Nickel-and-Diming the FDNY

SI Advance - December 19, 2010


The New York City Fire Department, like a lot of government agencies, has major budget problems. The department has been ordered by the mayor to come up with $56 million in savings during the next fiscal year.

Apparently, that dire situation has led the FDNY, in desperation, to start thinking outside the box in terms of cutting costs and increasing revenue - way, way, way outside the box.

The FDNY announced last week at a City Council hearing that it plans to impose surcharges for certain of its services starting next summer.

Under the plan, the agency would charge an "accident fee" of $490 to each driver in an accident in which there are injuries; $415 for a vehicle fire and $365 for any accident to which FDNY units respond with neither a fire or injuries. Presumably, the money for those fees would come out of the victims' own pockets, since insurance is unlikely to cover these costs.

The move is expected to bolster the city's coffers by $1 million annually.

On top of that, the FDNY wants to charge fees to 25 non-public hospitals that have standing agreements with the city to provide ambulance services through the city's 911 emergency system. These include Staten Island University Hospital and Richmond University Medical Center.

The FDNY wants $24,000 per year for each daily ambulance tour the private hospital provides. For example, a private hospital that furnishes the city with the coverage of four ambulance tours per day dispatched through 911 would have to pay $96,000 a year for the privilege. The fee is projected to raise $8.8 million a year and help defray the FDNY's annual $25-million cost of staffing and operating the Emergency Medical Dispatch Center and Online Medical Control center.

To which we say, Say what? The very idea is absurd and offensive.

As welcome as firefighters and EMTs are at accident scenes, don't New Yorkers already pay handsomely for city services, including the Fire Department and Emergency Medical Services through their hefty tax remittances?

It seems that some in the Bloomberg administration think that having the Fire Department at the ready is one thing and worth the tax bill, but that when people actually have to avail themselves of FDNY services at accident scenes, it should be regarded as added luxury and taxed accordingly.

What's next? Police officers billing crime victims on the spot?

As for the private hospitals' supposed debt to the FDNY, their ambulance services account for about 37 percent of all the ambulance tours dispatched throughout the five boroughs. On Staten Island, more than half the ambulance tours are operated by the two hospitals and other volunteer groups.
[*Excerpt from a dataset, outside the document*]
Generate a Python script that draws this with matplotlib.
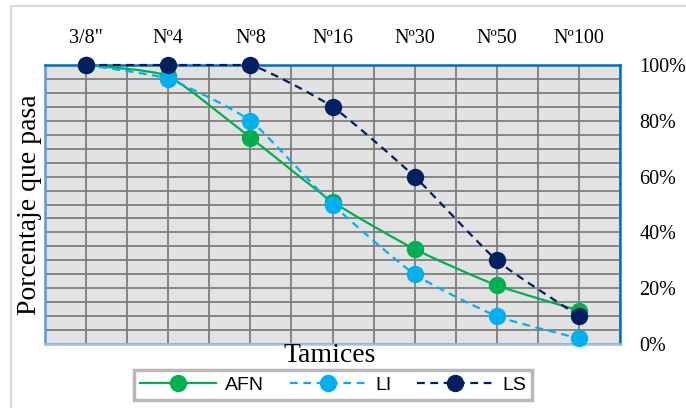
import numpy as np
import matplotlib.pyplot as plt
from matplotlib.path import Path
from matplotlib.patches import PathPatch, Rectangle
from matplotlib.lines import Line2D
from matplotlib.ticker import PercentFormatter

tamices = ['3/8"', 'Nº4', 'Nº8', 'Nº16', 'Nº30', 'Nº50', 'Nº100']
afn = [100, 96, 74, 51, 34, 21, 12]
li = [100, 95, 80, 50, 25, 10, 2]
ls = [100, 100, 100, 85, 60, 30, 10]

colors = {'AFN': '#00B050', 'LI': '#00B0F0', 'LS': '#002060'}
styles = {'AFN': '-', 'LI': (0, (3.5, 2.5)), 'LS': (0, (3.5, 2.5))}


def smooth_path(x, y, t=0.09):
    # lightly smoothed line (catmull-rom as cubic bezier)
    p = np.column_stack([x, y]).astype(float)
    n = len(p)
    verts = [p[0]]
    codes = [Path.MOVETO]
    for i in range(n - 1):
        p0 = p[i - 1] if i > 0 else p[i]
        p3 = p[i + 2] if i + 2 < n else p[i + 1]
        c1 = p[i] + (p[i + 1] - p0) * t
        c2 = p[i + 1] - (p3 - p[i]) * t
        c1[1] = min(c1[1], 1.0)
        c2[1] = min(c2[1], 1.0)
        verts += [c1, c2, p[i + 1]]
        codes += [Path.CURVE4] * 3
    return Path(verts, codes)


plt.rcParams['font.family'] = 'Liberation Serif'
fig = plt.figure(figsize=(6.86, 4.08), dpi=100)
fig.patches.append(Rectangle((11 / 686, -0.01), 1, 1 - 6 / 408 + 0.01, transform=fig.transFigure,
                             fill=False, edgecolor='#D9D9D9', linewidth=1.5))
ax = fig.add_axes([45 / 686, 1 - 344 / 408, 575 / 686, 279 / 408])
ax.set_facecolor('#E2E2E2')

x = np.arange(len(tamices))
series = {'AFN': afn, 'LI': li, 'LS': ls}
for name, vals in series.items():
    y = np.array(vals) / 100
    patch = PathPatch(smooth_path(x, y), fill=False, edgecolor=colors[name],
                      linewidth=1.6, linestyle=styles[name], zorder=3, clip_on=False)
    ax.add_patch(patch)
    ax.plot(x, y, linestyle='none', marker='o', markersize=11.5, color=colors[name],
            zorder=4, clip_on=False)

ax.set_xlim(-0.5, 6.5)
ax.set_ylim(0, 1)
ax.set_xticks(x)
ax.set_xticklabels(tamices)
ax.set_xticks(np.arange(-0.5, 6.51, 0.5), minor=True)
ax.set_yticks(np.arange(0, 1.01, 0.2))
ax.set_yticks(np.arange(0, 1.01, 0.05), minor=True)
ax.yaxis.set_major_formatter(PercentFormatter(1.0, decimals=0))
ax.xaxis.tick_top()
ax.yaxis.tick_right()
ax.tick_params(axis='both', which='both', length=0, labelsize=14.5)
ax.tick_params(axis='x', pad=12)
ax.tick_params(axis='y', pad=14)
ax.grid(True, which='both', color='#7F7F7F', linewidth=1.3)
ax.set_axisbelow(True)

ax.spines['top'].set_color('#0070C0')
ax.spines['right'].set_color('#0070C0')
ax.spines['left'].set_color('#5B9BD5')
ax.spines['bottom'].set_color('#9DC3E6')
for s in ax.spines.values():
    s.set_linewidth(1.8)

fig.text(330 / 686, 1 - 355 / 408, 'Tamices', ha='center', va='center', fontsize=20)
fig.text(30 / 686, 1 - 205 / 408, 'Porcentaje que pasa', ha='center', va='center',
         rotation=90, fontsize=20)

handles = [Line2D([], [], color=colors[k], linestyle=styles[k], linewidth=1.6,
                  marker='o', markersize=11.5) for k in series]
leg = fig.legend(handles, list(series.keys()), loc='center', ncol=3,
                 bbox_to_anchor=(333 / 686, 1 - 385 / 408), frameon=True, fancybox=False,
                 prop={'family': 'Liberation Sans', 'size': 14}, handlelength=3.9,
                 columnspacing=1.3, handletextpad=0.5, borderpad=0.3)
leg.get_frame().set_edgecolor('#A6A6A6')
leg.get_frame().set_linewidth(2.5)

fig.savefig('out.png', dpi=100)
If they decided to quit, there is no way the FDNY could fill in with the same coverage.

Staten Island's three City Council members wrote a joint letter to the mayor to protest these plans pointing out that "Staten Island does not have a [Health and Hospitals Corp.] acute-care facility to pick up any of the slack currently borne by our private hospitals. Thus, it seems on first blush that Staten Island's hospitals would be more affected than hospitals in other boroughs that do have such HHC facilities."

But FDNY officials, acting on orders from City Hall, no doubt, insist that the additional charges are preferable to closing firehouses. Where is the analysis to show that these are the only options?

And so once again, the Bloomberg administration presents New Yorkers with an artificial either/or choice, manufactured to push the administration's agenda by force. The Fire Department budget has many, many expenditure lines. There are other ways to achieve savings.

What's more, the Bloomberg administration has always seemed to begrudge having to fund the Fire Department adequately, as its regular threats to close firehouses - including the current proposal to eliminate nighttime shifts at 20 firehouses - attest. The FDNY, while it must be efficient, shouldn't be subjected to the same Draconian budgetary measures agencies with less urgent business are, given its own critical mission.

As always , the administration appears to be willing to nickel-and-dime it and take its chances on public safety when it comes to funding the FDNY and the plan to charge New Yorkers twice for FDNY services is evidence of that mentality. Has the administration made the same budget demands of the more politically powerful Police Department? Hardly.

Councilman Vincent Ignizio said, "I think this Council should take a stand against the mayor and pass this bill and say to him ‘Oh no, you're not. You're not gonna pass an accident tax on the people of the City of New York,' "

So do we. This administration's increasingly outrageous money grab, however justified it seems to some desperate city officials, stops here.